Exploring a New Paradigm for Neuroscience
October 2, 2025

Dear Civic Science Community,
Last week, neuroscientist Narayan Sankaran spoke at the Science Summit during the UN General Assembly meetings in New York, discussing brain–computer interfaces that could help people with paralysis speak again. At the summit, he asked a question he’s explored as a Civic Science Fellow with the University of California, Berkeley’s Kavli Center for Ethics, Science, and the Public—a question with the power to reshape the practice of neuroscience: What happens when the scientists developing neurotechnology begin with listening to the communities they hope will use it?
In preparation for the panel, I invited Narayan to join me in conversation along with Caroline Montojo of the Dana Foundation, which organized the discussion at the Science Summit, and Brooke Smith of The Kavli Foundation, which joins the Rita Allen Foundation in supporting Narayan’s work. Together we are exploring the scope—and promise—of the work ahead for neuroscience to transform its relationship with communities of many kinds. We open this issue of the Civic Science Series with a few excerpts from the discussion.
Elizabeth Christopherson
President and Chief Executive Officer, Rita Allen Foundation
What insights come from looking at the civic science of neuroscience, from the local to the global?
Narayan Sankaran: As neuroscientists, we have an incredibly privileged position. We seek to understand the physical basis of the human mind. But there hasn’t been enough work on earning the public’s trust. If I’m a member of the public, why should I trust scientists working on such a delicate and profound set of problems? We need to build that trust and build bridges between science and society. Ideally, that link should be as direct as possible. Scientists themselves should be working amongst and in dialogue with the communities.
Even if individual scientists become more ethically aware, how do you change the institutional machinery?
Brooke Smith: A few things are happening that give me some optimism. First of all, this commitment to civic perspectives is increasingly more of interest to folks entering the scientific community. I’m hoping that the appetite that’s coming forward will drive some of that institutional change. There are some visionary leaders of our scientific institutions who have a choice to prioritize this or not, and increasingly, more are. I hope we’re beginning to tell a story that when you support rising stars like Narayan to become remarkable scientists, civic science is now part of what it means to be a scientist.
We’re having a social reckoning right now about if people are really connected to what’s going on in science, and have they really benefited from it? Now is the time to take that seriously. That calls for us doing more proactive work to make these connections, like Narayan’s describing. Hopefully we’re on the edge of some broader societal change where both communities and academic institutions want to build in more civic infrastructure to allow this to happen, because it’s the right thing to do.
What do we need in order to broaden that lens of renewal throughout academia and beyond it, to work together in new ways?
Caroline Montojo: The way that the social contract between science and society has been set up within our country, there wasn’t a lot of room for perspectives from communities on the social context in which science operates. We’re paving new pathways into new paradigms for research and how it’s done.
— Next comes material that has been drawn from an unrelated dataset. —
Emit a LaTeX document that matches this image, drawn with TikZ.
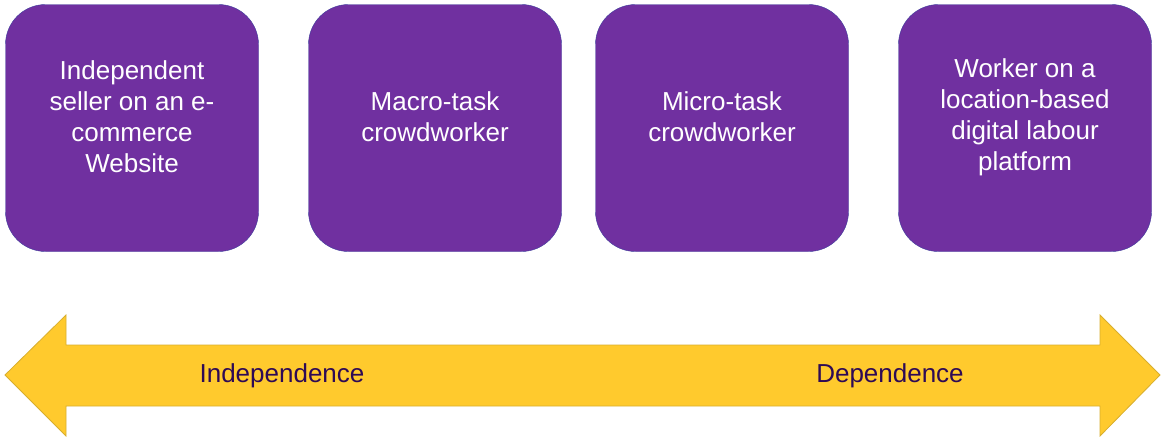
\documentclass[tikz,border=0pt]{standalone}
\usepackage{fontspec}
\setmainfont{Liberation Sans}
\definecolor{boxpurple}{HTML}{7030A0}
\definecolor{boxedge}{HTML}{3C3C9C}
\definecolor{arrowgold}{HTML}{FFCA2D}
\definecolor{arrowedge}{HTML}{D8AE2E}
\definecolor{labelpurple}{HTML}{2E0A55}
\newcommand{\bw}{253pt}
\newcommand{\bh}{247pt}

\begin{document}
\begin{tikzpicture}[x=1pt,y=-1pt,
    worker/.style={draw=boxedge, fill=boxpurple, rectangle, rounded corners=40pt, minimum width=\bw, minimum height=\bh, inner sep=0pt},
    workertext/.style={text=white, align=center, font=\fontsize{26}{31}\selectfont},
    scalelabel/.style={text=labelpurple, font=\fontsize{26}{31}\selectfont}]
    \useasboundingbox (0,0) rectangle (1162,437);

    % Boxes
    \node[worker] (box-1) at (132,128) {};
    \node[worker] (box-2) at (435,128) {};
    \node[worker] (box-3) at (722,128) {};
    \node[worker] (box-4) at (1025,128) {};

    % Box texts
    \node[workertext] (text-1) at (132,117) {Independent\\seller on an e-\\commerce\\Website};
    \node[workertext] (text-2) at (435,117) {Macro-task\\crowdworker};
    \node[workertext] (text-3) at (722,117) {Micro-task\\crowdworker};
    \node[workertext] (text-4) at (1025,117) {Worker on a\\location-based\\digital labour\\platform};

    % Double arrow
    \draw[draw=arrowedge, fill=arrowgold, line width=0.8pt] (5,375) -- (66,315) -- (66,345) -- (1100,345) -- (1100,315)
        -- (1160,375) -- (1100,436) -- (1100,406) -- (66,406) -- (66,436) -- cycle;

    % Scale labels
    \node[scalelabel] (label-1) at (282,376) {Independence};
    \node[scalelabel] (label-2) at (890,376) {Dependence};
\end{tikzpicture}
\end{document}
This element of wayfinding and experimentation is so core to what we do. We can work together, learn as much as we can from how things have been done in the past, and envision the future and what we’d like to change.
One of the recognitions that we’ve had here at the Foundation is the importance of piloting and catalyzing work with a community of people. When it comes to brain-computer interfaces, for example, recognizing that individuals with these implants should have their voices integrated at every stage of development. Our Dana Center at UCLA and Charles Drew University focuses on the South Central LA community, looking at the impacts of not only noise pollution, but also music as resilience within that community. It’s a loop effect, being able to come back to where you started to make sure that science can benefit people. Community-partnered neuroscience can make science even deeper, even richer than it would have been if done in a silo.
We are noticing that in the next generation of scientists, there seems to be a greater appetite for considering the ethical and societal dimensions of work, and thinking about the lived experience that various communities bring. That has been very inspiring—a very hopeful perspective to bring in as we chart out this future.
Narayan Sankaran: Within the scientific community, we need to grow a social movement comprising a constellation of scientists working across many different disciplines, not just neuroscience. Even though the focus as an individual scientist is narrow, the collective consequence of our work will not be narrow. We ought to hold that perspective in the front of mind.
Narayan Sankaran is Assistant Professor of Neuroscience at the University of San Francisco and a Civic Science Fellow at UC Berkeley’s Kavli Center for Ethics, Science, and the Public. Caroline Montojo is President and Chief Executive Officer of the Dana Foundation. Brooke Smith is Director of Science and Society at The Kavli Foundation.